**AVAILABLE DATA**
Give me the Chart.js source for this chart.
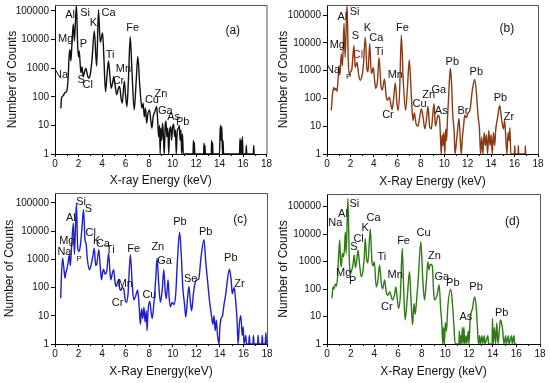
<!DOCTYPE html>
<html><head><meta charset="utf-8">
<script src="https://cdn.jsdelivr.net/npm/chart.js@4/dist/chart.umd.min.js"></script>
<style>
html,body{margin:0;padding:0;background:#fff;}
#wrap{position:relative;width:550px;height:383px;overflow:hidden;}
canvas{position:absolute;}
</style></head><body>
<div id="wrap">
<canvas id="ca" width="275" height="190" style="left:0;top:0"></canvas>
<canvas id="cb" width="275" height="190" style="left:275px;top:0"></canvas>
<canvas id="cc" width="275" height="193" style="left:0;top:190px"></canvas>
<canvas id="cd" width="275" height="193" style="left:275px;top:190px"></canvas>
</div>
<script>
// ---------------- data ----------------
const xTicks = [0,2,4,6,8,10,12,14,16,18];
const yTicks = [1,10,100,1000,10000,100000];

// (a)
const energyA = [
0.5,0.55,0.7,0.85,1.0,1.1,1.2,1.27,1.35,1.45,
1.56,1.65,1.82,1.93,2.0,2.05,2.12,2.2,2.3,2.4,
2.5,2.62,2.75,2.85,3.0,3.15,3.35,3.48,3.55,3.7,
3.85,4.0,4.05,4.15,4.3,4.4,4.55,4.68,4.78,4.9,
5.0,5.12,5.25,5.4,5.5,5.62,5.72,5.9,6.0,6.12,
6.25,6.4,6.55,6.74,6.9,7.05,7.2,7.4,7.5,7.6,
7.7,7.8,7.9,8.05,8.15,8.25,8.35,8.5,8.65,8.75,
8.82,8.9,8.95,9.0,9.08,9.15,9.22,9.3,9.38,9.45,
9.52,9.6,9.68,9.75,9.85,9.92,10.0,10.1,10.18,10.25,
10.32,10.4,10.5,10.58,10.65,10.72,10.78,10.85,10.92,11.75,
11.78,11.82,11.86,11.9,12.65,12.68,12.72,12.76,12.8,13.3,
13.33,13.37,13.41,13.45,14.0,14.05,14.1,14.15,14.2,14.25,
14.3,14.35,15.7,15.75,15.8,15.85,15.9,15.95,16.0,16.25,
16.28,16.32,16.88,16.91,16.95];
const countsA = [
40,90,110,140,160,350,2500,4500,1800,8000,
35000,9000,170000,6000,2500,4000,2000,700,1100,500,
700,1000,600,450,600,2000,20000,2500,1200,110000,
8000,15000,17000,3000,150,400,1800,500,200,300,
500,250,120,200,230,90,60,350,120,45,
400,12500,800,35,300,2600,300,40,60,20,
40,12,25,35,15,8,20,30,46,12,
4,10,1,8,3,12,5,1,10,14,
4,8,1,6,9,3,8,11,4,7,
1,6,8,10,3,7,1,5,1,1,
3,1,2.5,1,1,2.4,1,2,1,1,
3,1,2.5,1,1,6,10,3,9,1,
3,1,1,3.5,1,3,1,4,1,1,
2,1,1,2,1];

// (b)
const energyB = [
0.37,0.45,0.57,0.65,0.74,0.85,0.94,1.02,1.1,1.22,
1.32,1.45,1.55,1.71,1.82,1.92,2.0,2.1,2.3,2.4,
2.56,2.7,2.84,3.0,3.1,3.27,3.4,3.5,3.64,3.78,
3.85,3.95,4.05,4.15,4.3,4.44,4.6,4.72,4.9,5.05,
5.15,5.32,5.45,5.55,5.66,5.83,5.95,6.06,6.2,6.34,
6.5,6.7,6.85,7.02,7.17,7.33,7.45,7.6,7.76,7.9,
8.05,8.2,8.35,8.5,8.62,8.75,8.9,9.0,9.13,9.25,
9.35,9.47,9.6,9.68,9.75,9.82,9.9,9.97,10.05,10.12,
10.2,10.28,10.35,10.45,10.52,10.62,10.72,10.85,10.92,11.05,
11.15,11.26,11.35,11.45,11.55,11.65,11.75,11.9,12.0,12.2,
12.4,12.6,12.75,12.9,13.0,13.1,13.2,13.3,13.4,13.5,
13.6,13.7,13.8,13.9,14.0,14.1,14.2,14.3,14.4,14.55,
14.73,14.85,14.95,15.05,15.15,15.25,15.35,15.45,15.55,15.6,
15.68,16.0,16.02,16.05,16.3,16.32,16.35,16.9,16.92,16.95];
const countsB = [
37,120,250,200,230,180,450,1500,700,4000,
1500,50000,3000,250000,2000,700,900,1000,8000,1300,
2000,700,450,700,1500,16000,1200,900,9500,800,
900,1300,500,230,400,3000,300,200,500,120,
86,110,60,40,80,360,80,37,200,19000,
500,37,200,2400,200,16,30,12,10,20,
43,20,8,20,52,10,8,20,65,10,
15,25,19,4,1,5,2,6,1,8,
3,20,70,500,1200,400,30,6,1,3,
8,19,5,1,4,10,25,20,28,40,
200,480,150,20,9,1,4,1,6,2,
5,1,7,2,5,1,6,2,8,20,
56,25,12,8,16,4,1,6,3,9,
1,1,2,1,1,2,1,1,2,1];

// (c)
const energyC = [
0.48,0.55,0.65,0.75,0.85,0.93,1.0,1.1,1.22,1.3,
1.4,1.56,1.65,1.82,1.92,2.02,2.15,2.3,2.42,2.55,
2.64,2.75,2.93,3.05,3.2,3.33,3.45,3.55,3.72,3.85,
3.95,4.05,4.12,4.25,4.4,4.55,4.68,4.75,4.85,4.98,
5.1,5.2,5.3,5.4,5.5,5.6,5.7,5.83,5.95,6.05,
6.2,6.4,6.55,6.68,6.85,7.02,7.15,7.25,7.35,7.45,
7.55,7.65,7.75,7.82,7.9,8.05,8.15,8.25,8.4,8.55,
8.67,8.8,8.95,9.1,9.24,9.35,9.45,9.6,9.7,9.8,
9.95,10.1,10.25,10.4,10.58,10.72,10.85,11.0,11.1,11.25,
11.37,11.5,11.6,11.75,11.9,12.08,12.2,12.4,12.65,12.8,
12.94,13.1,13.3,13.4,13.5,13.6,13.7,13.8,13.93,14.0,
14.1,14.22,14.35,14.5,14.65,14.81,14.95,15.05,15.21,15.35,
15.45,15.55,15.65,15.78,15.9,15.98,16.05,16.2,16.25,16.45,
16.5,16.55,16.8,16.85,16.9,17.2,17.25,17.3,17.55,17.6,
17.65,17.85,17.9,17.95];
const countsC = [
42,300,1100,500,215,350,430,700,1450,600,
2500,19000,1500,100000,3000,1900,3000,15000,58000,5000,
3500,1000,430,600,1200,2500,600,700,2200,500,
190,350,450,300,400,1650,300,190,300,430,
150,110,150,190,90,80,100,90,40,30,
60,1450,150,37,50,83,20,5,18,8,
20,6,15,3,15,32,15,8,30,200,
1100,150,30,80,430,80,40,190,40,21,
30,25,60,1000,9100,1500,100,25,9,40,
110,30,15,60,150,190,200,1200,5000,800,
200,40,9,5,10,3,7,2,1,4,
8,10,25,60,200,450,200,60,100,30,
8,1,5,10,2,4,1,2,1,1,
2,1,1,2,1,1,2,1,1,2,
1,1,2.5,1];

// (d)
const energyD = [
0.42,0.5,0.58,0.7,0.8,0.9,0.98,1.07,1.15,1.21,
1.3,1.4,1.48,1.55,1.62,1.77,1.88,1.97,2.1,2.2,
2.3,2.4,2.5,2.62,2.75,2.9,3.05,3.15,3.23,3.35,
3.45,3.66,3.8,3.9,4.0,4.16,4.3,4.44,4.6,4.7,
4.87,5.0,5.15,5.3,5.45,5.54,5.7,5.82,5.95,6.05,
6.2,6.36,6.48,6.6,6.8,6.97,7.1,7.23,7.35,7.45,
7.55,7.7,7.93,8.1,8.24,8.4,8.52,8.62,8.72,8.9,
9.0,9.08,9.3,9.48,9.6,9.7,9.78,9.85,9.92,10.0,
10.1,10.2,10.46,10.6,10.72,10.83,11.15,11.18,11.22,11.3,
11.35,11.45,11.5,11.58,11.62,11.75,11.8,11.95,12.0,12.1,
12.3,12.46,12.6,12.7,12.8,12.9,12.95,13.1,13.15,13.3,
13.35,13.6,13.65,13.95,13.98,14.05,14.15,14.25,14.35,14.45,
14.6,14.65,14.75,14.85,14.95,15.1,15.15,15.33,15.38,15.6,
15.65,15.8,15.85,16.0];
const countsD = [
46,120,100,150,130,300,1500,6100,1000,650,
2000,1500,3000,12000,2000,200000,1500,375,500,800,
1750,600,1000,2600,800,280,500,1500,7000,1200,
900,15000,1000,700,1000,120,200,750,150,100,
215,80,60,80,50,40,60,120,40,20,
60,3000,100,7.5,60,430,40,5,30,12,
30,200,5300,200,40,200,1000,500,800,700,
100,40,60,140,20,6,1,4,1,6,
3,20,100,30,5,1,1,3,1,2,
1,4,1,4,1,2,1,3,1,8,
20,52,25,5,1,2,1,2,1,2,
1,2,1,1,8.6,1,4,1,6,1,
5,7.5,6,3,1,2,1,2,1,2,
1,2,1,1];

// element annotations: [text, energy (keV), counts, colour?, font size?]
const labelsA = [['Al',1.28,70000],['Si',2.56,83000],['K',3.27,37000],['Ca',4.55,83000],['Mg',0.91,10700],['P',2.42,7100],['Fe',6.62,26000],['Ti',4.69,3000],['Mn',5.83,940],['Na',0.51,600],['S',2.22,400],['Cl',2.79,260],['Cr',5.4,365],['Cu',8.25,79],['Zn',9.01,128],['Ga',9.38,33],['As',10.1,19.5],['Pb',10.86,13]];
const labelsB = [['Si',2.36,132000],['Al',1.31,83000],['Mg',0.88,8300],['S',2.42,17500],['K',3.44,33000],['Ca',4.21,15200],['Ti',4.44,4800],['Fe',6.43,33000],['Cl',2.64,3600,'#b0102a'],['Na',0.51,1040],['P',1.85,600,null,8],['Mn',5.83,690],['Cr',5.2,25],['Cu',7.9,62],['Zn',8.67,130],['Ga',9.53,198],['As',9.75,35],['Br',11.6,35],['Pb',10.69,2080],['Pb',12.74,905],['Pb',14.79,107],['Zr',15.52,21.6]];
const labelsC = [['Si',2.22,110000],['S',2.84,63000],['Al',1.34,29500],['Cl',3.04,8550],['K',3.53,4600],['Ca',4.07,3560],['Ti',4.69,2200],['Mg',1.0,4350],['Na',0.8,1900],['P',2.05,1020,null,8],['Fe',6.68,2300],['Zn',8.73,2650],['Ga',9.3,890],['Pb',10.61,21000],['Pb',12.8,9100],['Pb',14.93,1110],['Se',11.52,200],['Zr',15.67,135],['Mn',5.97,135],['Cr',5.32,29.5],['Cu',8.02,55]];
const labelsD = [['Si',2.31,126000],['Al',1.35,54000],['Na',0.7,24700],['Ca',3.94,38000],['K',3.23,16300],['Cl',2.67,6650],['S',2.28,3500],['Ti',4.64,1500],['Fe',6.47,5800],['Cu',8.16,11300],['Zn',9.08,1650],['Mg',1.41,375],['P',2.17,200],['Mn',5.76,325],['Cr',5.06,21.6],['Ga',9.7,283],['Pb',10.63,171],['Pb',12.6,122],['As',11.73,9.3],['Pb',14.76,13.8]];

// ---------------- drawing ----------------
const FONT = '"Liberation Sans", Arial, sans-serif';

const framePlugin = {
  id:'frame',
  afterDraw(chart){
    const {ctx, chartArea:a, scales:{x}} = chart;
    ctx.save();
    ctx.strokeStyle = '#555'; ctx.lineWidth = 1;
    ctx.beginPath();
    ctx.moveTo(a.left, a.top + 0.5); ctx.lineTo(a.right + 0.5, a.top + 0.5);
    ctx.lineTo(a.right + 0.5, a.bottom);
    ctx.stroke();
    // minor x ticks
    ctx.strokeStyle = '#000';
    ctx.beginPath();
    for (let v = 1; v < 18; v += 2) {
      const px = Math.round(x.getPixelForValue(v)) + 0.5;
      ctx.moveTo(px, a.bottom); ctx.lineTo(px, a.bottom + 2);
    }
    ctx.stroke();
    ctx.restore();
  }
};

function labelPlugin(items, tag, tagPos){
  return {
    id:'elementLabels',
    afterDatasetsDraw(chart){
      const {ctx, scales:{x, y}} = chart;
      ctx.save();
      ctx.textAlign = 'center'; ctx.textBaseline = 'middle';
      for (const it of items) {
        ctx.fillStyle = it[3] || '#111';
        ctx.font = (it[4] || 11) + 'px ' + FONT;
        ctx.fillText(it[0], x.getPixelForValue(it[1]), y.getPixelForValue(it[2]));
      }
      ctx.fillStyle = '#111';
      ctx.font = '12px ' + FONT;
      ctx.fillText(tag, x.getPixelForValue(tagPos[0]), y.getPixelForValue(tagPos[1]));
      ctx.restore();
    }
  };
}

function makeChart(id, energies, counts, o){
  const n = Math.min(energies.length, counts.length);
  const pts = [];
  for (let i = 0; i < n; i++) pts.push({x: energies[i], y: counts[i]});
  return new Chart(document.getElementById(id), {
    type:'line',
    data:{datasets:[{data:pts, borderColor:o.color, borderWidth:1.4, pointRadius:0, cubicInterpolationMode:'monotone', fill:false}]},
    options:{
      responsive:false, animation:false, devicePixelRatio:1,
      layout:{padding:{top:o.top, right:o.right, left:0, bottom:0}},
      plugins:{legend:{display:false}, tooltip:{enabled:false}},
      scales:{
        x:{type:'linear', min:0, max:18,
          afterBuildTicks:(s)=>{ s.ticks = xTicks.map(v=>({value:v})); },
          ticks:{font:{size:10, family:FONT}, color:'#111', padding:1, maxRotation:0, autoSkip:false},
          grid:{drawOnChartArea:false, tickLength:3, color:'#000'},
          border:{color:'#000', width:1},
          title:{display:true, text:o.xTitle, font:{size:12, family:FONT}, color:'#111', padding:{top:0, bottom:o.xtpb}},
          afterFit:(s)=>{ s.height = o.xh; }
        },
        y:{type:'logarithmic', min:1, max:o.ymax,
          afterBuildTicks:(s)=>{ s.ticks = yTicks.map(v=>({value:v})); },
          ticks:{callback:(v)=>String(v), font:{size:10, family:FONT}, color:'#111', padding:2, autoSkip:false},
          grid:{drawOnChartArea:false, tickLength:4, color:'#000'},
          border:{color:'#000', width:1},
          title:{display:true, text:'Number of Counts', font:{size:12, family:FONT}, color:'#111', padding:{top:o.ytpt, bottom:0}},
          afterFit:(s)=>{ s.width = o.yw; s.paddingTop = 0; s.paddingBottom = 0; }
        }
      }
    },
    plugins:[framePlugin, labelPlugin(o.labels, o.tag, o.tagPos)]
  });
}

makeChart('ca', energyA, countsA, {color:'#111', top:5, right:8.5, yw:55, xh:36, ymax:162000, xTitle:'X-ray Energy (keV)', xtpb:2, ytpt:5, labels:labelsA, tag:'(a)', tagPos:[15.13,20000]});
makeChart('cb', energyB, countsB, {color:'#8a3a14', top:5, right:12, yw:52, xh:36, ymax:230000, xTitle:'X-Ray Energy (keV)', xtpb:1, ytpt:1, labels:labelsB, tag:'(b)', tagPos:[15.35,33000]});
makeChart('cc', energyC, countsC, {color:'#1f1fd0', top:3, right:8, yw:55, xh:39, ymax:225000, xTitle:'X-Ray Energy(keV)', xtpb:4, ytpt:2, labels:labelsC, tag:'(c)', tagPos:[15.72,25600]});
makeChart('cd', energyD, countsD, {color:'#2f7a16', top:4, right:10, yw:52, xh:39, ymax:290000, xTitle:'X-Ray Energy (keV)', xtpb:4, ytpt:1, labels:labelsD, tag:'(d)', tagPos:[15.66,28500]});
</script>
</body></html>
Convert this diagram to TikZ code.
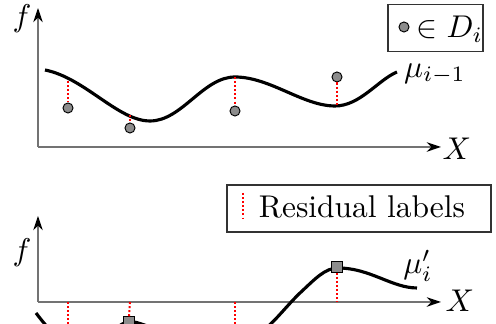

**STATED GOAL**
Could you repeat exactly the lines from the first one of the records above through the line containing "const yTicks = [1,10,100,1000,10000,100000];", leaving out any pictures?

**EXPECTED ANSWER**
Give me the Chart.js source for this chart.
<!DOCTYPE html>
<html><head><meta charset="utf-8">
<script src="https://cdn.jsdelivr.net/npm/chart.js@4/dist/chart.umd.min.js"></script>
<style>
html,body{margin:0;padding:0;background:#fff;}
#wrap{position:relative;width:550px;height:383px;overflow:hidden;}
canvas{position:absolute;}
</style></head><body>
<div id="wrap">
<canvas id="ca" width="275" height="190" style="left:0;top:0"></canvas>
<canvas id="cb" width="275" height="190" style="left:275px;top:0"></canvas>
<canvas id="cc" width="275" height="193" style="left:0;top:190px"></canvas>
<canvas id="cd" width="275" height="193" style="left:275px;top:190px"></canvas>
</div>
<script>
// ---------------- data ----------------
const xTicks = [0,2,4,6,8,10,12,14,16,18];
const yTicks = [1,10,100,1000,10000,100000];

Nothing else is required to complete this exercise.